特にこれは自分自身に限っての話になるが、打つのがただでさえ遅いのに、その間の思考をどうでもいい恨みつらみに回していたらいくらあっても時間が足りない。また、「自覚出来るミスを反省しない」も一つのメンタルコントロール技術だ。自覚出来ているレベルの失着、例えば壁の数え間違いや勘違いでの放銃は人間である限り、基本的には誰でもやってしまうものだ。常に時間が無制限であれば流石にそこまで増えないだろうが、時間が限られている限りはどうしたってやってしまうことがある。
後で見返して、「絶対こっちの方が良かったな」と自分で分かるレベルのものは、場面の記憶だけしておいて、悔いる気持ちはすっぱり忘れた方がいい。回避可能性があったラスを引かされた、という慚悔は、真面目な人であればあるほど、その後のプレーに大きく影響してしまう。過剰に「丁寧に打とう」として抱えられるはずの攻撃余剰牌を先打ちしてしまったり、その逆で、目一杯効率を追って気合オリに追われたり、本来のバランスを崩してしまうこともしばしばある。
「また頑張ろう」くらいのラフなポジティブさが、段位戦にはちょうどいい。ずっと同じことを続けても、良い目が出る時もあれば、悪い目が出る時もある。最も大事なのは心折れずに、ただ、落ち着いて次の予約を押すその勇気だけだ。もちろん、どうしても落ち着かないくらいにアツくなってしまった時は一回手を止めて息を抜くことも、続けることと同じくらい大事ではあるのだが。
まとめ
実はこれは元々完全にお蔵入りの予定のテキストだったが、書きためておいたことが意図せず役に立つ場面がやってきた。

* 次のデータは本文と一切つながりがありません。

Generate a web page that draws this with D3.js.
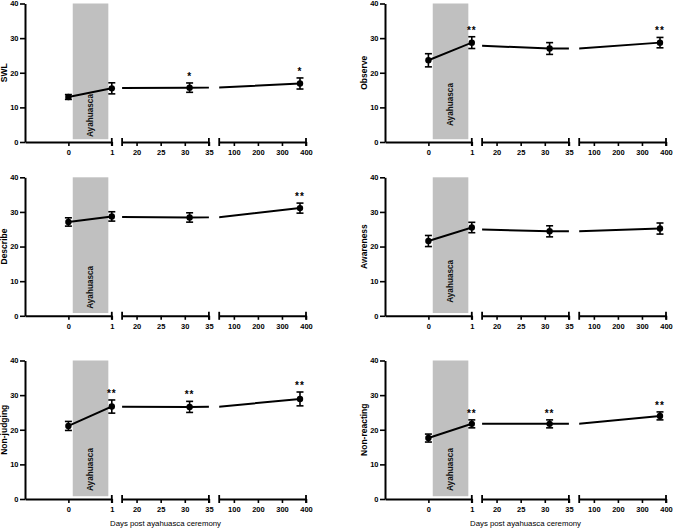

何を隠そう、それがチームメイトのフレアさんの四麻段位戦配信だったのだが、玉の間への向き合い方に関して言語化しておいて良かったな、と思える場面がたくさんあった。これはフレアさんに限らない話なのだが、玉の間を登り切るだけの牌理の力は持っているのに、昇天の手前で停滞しているプレイヤーが抱える問題の多くは、メンタルに由来するものだと私は思っている。
特にフレアさんの場合は、思考の瞬発力や細かい部分の読みの能力など、私を上回っているんじゃないかと思えるポテンシャルを初対面の時から見せながら、成績が不安定だったことが印象的だった。蔵から出してきたこのテキストにまとめていた内容を断片的に伝えることで、多少なりともメンタルゲームとしてのアプローチがうまくなってくれたかな、と思うと個人的には達成感がある(本人の実感を聞いていないので何とも言えないところではあるが)。
「悔しい気持ちは持っていいけど、それでも壁を殴りながらベタオリ」とか、「チンパンジー3人とオレ」とか「不運じゃない、お前が弱い」とか全体的に強めの表現で書き上げた元記事の方がユーモア多めだったのもあって愛着はあるが、私もSNS押し引きは割と「勝負を先延ばし」にする体質になってしまったこともあって、今回はこちらの甘口で勘弁してほしい。
この記事が誰かの玉の間攻略に役立ってくれたら、うれしい限りである。